With ~10modern disks, one could either do a wide RAIDz2, or a pair of striped RAIDz1s. One could also do much more, but these are the two that makes sense to me.

I personally feel that the risk of a second disk failure during rebuild is low, but it’s not zero, and in a RAIDz1 scenario, you’ll always be without any kind of redundancy while rebuild is going on. Unless a drive decides to outright die over night, the argument could be made that if you add the replacement disk to the pool and first remove the bad drive once resilvering has finished, one should be OK, but I don’t know man. I like to be protected at all times, also during rebuild, which points in the direction of RAIDz2

I’m a believer in RAIDZ2/6 (compared to RAIDZ/5). In the scenarios I’ve had failures it wasn’t the time rebuilding… it was the time before the rebuild could begin.

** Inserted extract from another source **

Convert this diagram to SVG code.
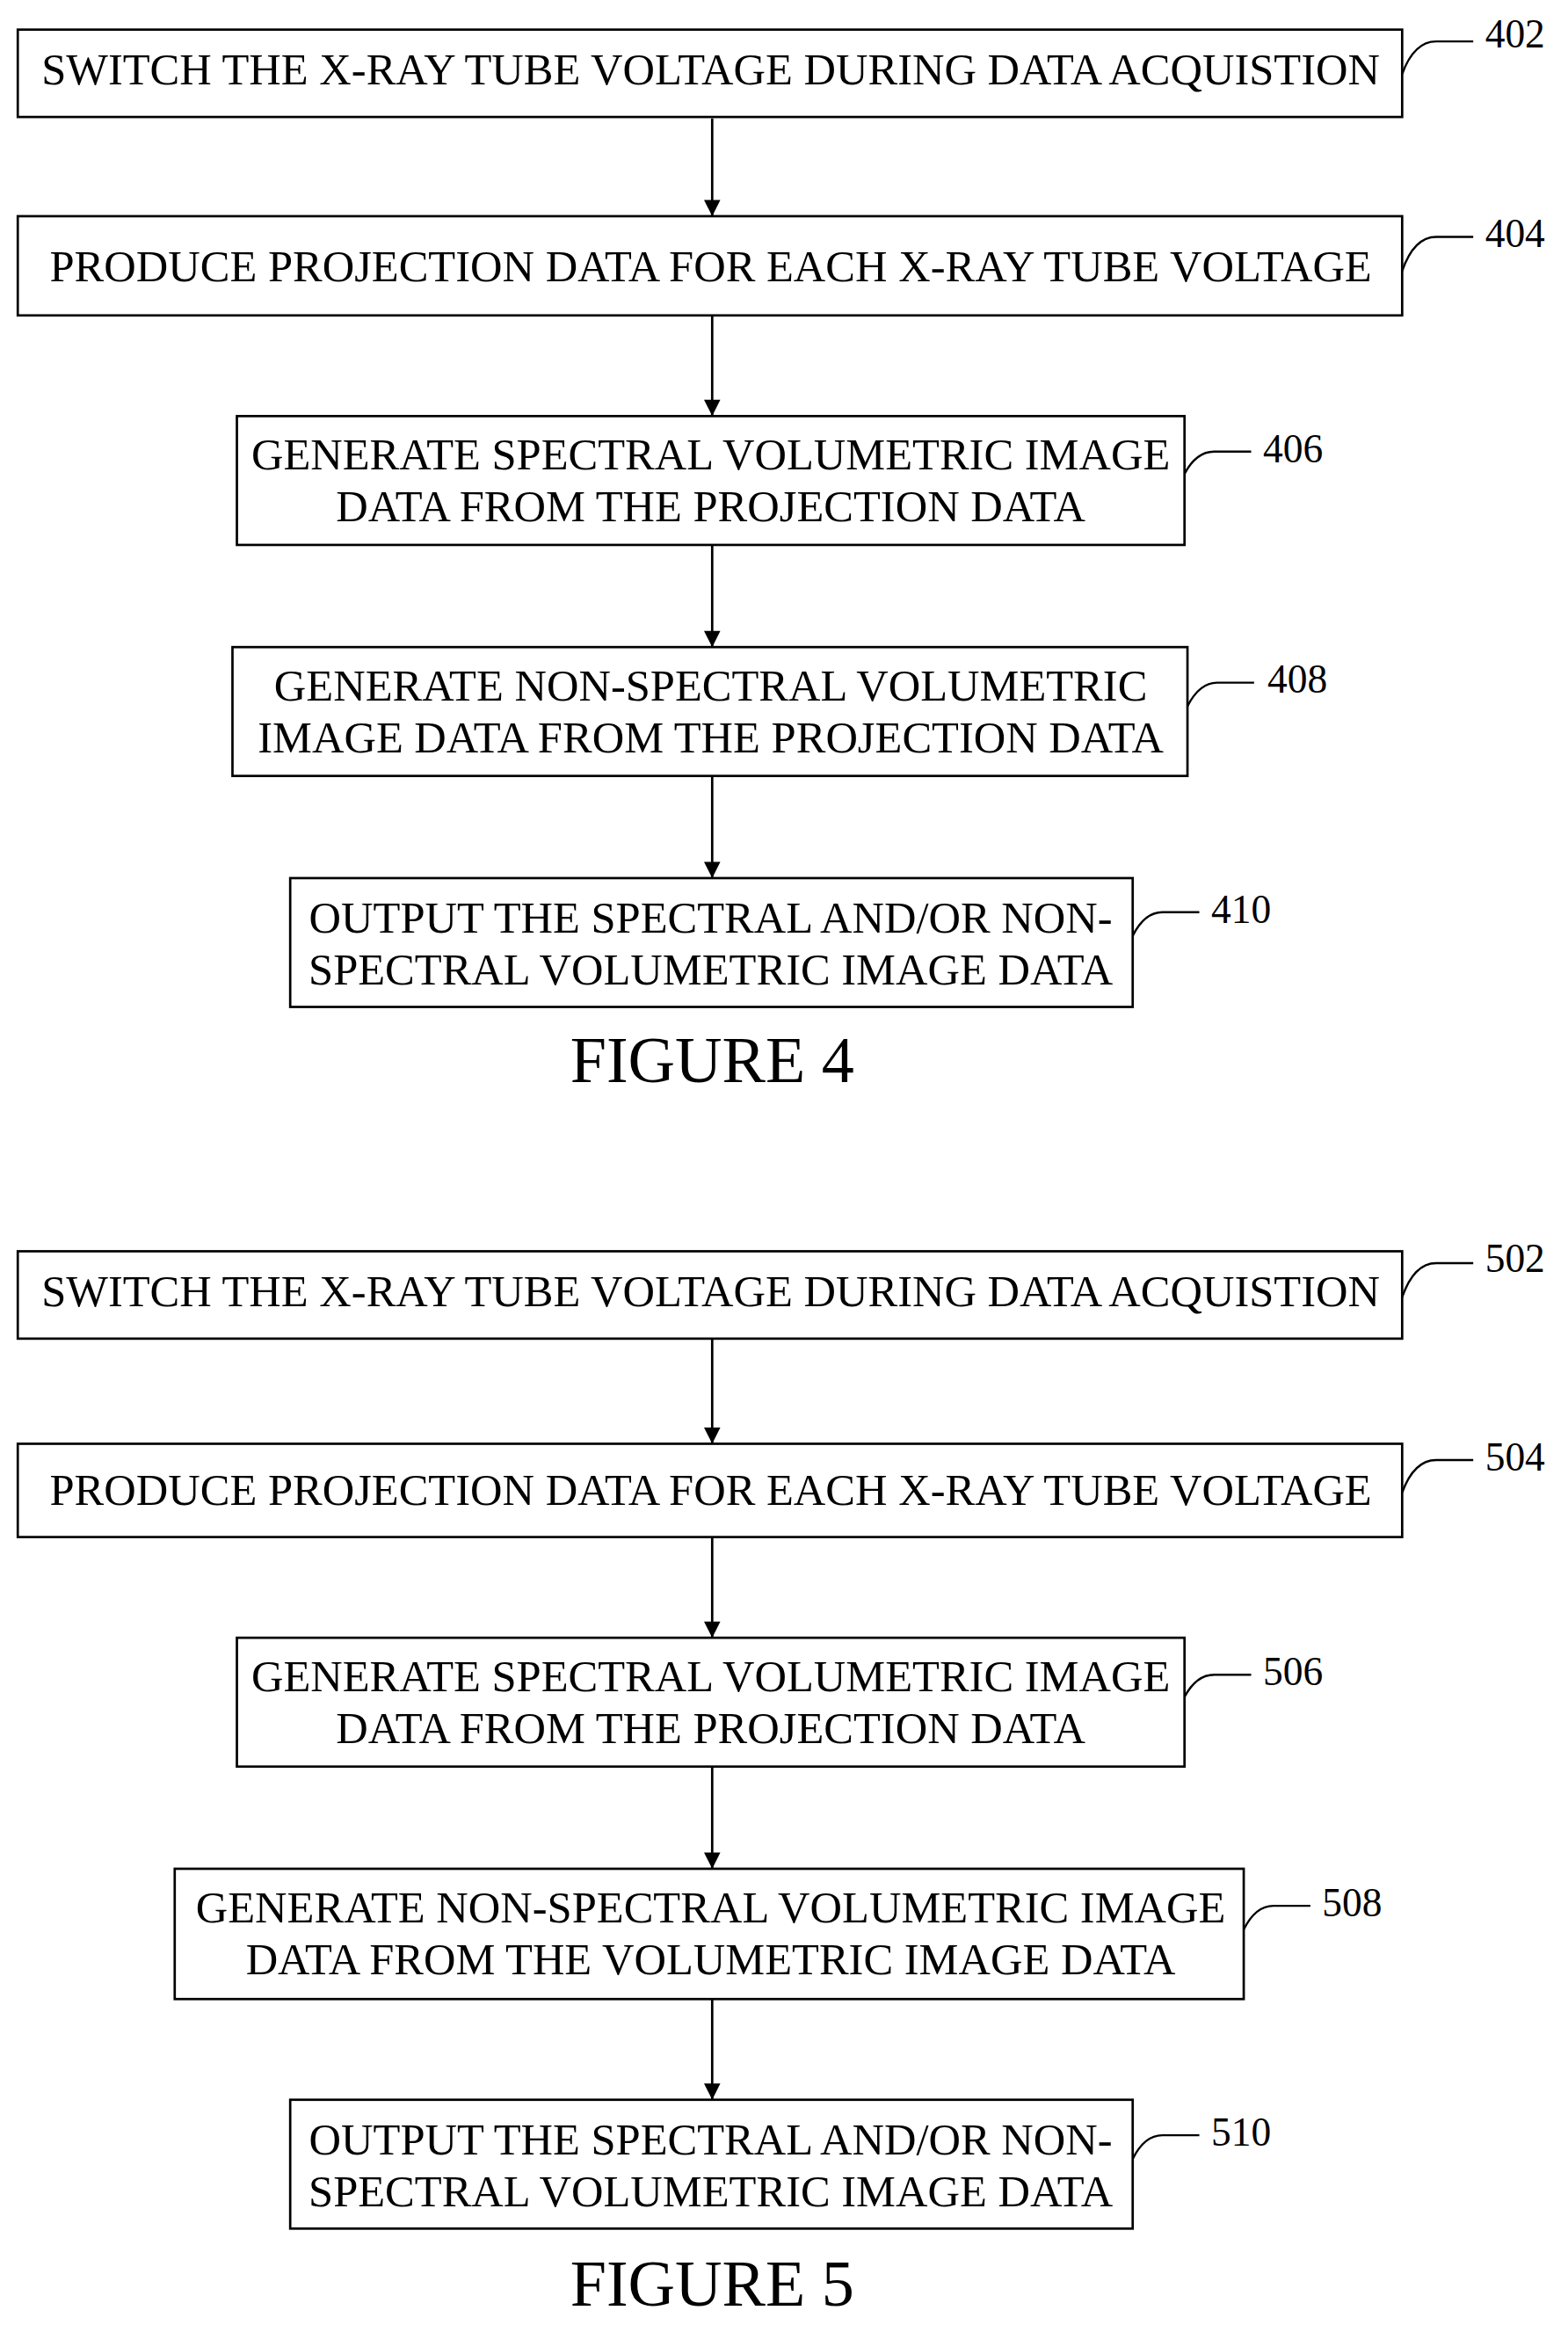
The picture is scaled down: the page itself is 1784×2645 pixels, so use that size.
<svg xmlns="http://www.w3.org/2000/svg" width="1784" height="2645" viewBox="0 0 1784 2645">
<style>
.b{fill:#fff;stroke:#000;stroke-width:1.6}
.t{font-family:"Liberation Serif","Times New Roman",serif;font-size:30px;text-anchor:middle;fill:#000}
.n{font-family:"Liberation Serif","Times New Roman",serif;font-size:27px;fill:#000}
.f{font-family:"Liberation Serif","Times New Roman",serif;font-size:44px;text-anchor:middle;fill:#000}
.c{fill:none;stroke:#000;stroke-width:1.6}
.l{fill:none;stroke:#000;stroke-width:1.4}
</style>
<defs><marker id="a" viewBox="0 0 10 10" refX="10" refY="5" markerWidth="16" markerHeight="11" orient="auto" markerUnits="userSpaceOnUse"><path d="M0,0 L10,5 L0,10 z" fill="#000"/></marker></defs>
<rect width="1784" height="2645" fill="#fff"/>
<g transform="scale(1.6846)">
<g id="connectors">
<path class="c" marker-end="url(#a)" d="M481,80 V146"/>
<path class="c" marker-end="url(#a)" d="M481,213 V281"/>
<path class="c" marker-end="url(#a)" d="M481,368 V437"/>
<path class="c" marker-end="url(#a)" d="M481,524 V593"/>
<path class="c" marker-end="url(#a)" d="M481,904 V975"/>
<path class="c" marker-end="url(#a)" d="M481,1038 V1106"/>
<path class="c" marker-end="url(#a)" d="M481,1193 V1262"/>
<path class="c" marker-end="url(#a)" d="M481,1350 V1418"/>
<path class="l" d="M947,50 Q955,28 970,28 H995 M947,183 Q955,160 970,160 H995 M800,320 Q808,305 820,305 H845 M802,477 Q810,461 822,461 H847 M765,632 Q773,616 785,616 H810"/>
<path class="l" d="M947,876 Q955,853 970,853 H995 M947,1008 Q955,986 970,986 H995 M800,1146 Q808,1131 820,1131 H845 M840,1303 Q848,1287 860,1287 H885 M765,1458 Q773,1442 785,1442 H810"/>
</g>
<g id="n402"><rect class="b" x="12" y="20" width="935" height="59"/><text class="t" x="480" y="57">SWITCH THE X-RAY TUBE VOLTAGE DURING DATA ACQUISTION</text><text class="n" x="1003" y="32">402</text></g>
<g id="n404"><rect class="b" x="12" y="146" width="935" height="67"/><text class="t" x="480" y="190">PRODUCE PROJECTION DATA FOR EACH X-RAY TUBE VOLTAGE</text><text class="n" x="1003" y="167">404</text></g>
<g id="n406"><rect class="b" x="160" y="281" width="640" height="87"/><text class="t" x="480" y="317">GENERATE SPECTRAL VOLUMETRIC IMAGE</text><text class="t" x="480" y="352">DATA FROM THE PROJECTION DATA</text><text class="n" x="853" y="312">406</text></g>
<g id="n408"><rect class="b" x="157" y="437" width="645" height="87"/><text class="t" x="480" y="473">GENERATE NON-SPECTRAL VOLUMETRIC</text><text class="t" x="480" y="508">IMAGE DATA FROM THE PROJECTION DATA</text><text class="n" x="856" y="468">408</text></g>
<g id="n410"><rect class="b" x="196" y="593" width="569" height="87"/><text class="t" x="480" y="630">OUTPUT THE SPECTRAL AND/OR NON-</text><text class="t" x="480" y="665">SPECTRAL VOLUMETRIC IMAGE DATA</text><text class="n" x="818" y="623">410</text></g>
<text class="f" x="481" y="731">FIGURE 4</text>
<g id="n502"><rect class="b" x="12" y="845" width="935" height="59"/><text class="t" x="480" y="882">SWITCH THE X-RAY TUBE VOLTAGE DURING DATA ACQUISTION</text><text class="n" x="1003" y="859">502</text></g>
<g id="n504"><rect class="b" x="12" y="975" width="935" height="63"/><text class="t" x="480" y="1016">PRODUCE PROJECTION DATA FOR EACH X-RAY TUBE VOLTAGE</text><text class="n" x="1003" y="993">504</text></g>
<g id="n506"><rect class="b" x="160" y="1106" width="640" height="87"/><text class="t" x="480" y="1142">GENERATE SPECTRAL VOLUMETRIC IMAGE</text><text class="t" x="480" y="1177">DATA FROM THE PROJECTION DATA</text><text class="n" x="853" y="1138">506</text></g>
<g id="n508"><rect class="b" x="118" y="1262" width="722" height="88"/><text class="t" x="480" y="1298">GENERATE NON-SPECTRAL VOLUMETRIC IMAGE</text><text class="t" x="480" y="1333">DATA FROM THE VOLUMETRIC IMAGE DATA</text><text class="n" x="893" y="1294">508</text></g>
<g id="n510"><rect class="b" x="196" y="1418" width="569" height="87"/><text class="t" x="480" y="1455">OUTPUT THE SPECTRAL AND/OR NON-</text><text class="t" x="480" y="1490">SPECTRAL VOLUMETRIC IMAGE DATA</text><text class="n" x="818" y="1449">510</text></g>
<text class="f" x="481" y="1557">FIGURE 5</text>
</g>
</svg>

With corporate failures: we sometimes weren’t even able to schedule a visit to the server for over a week. With personal systems, when HDDs were expensive and funds were low: I was waiting for the mailed RMA process to even have a healthy disk to swap-in. Or in both scenarios you may need/want to order an exact replacement (same make/model) and buying online can take a week+.

It was really nice to know we weren’t on-the-edge-of-loss with one dead drive.

Yes we had backups either way… but still… the price of an extra HDD is almost nothing if it saves you from that stress :wink: . For the capability you get, even with recent price increases, HDDs are a cheap!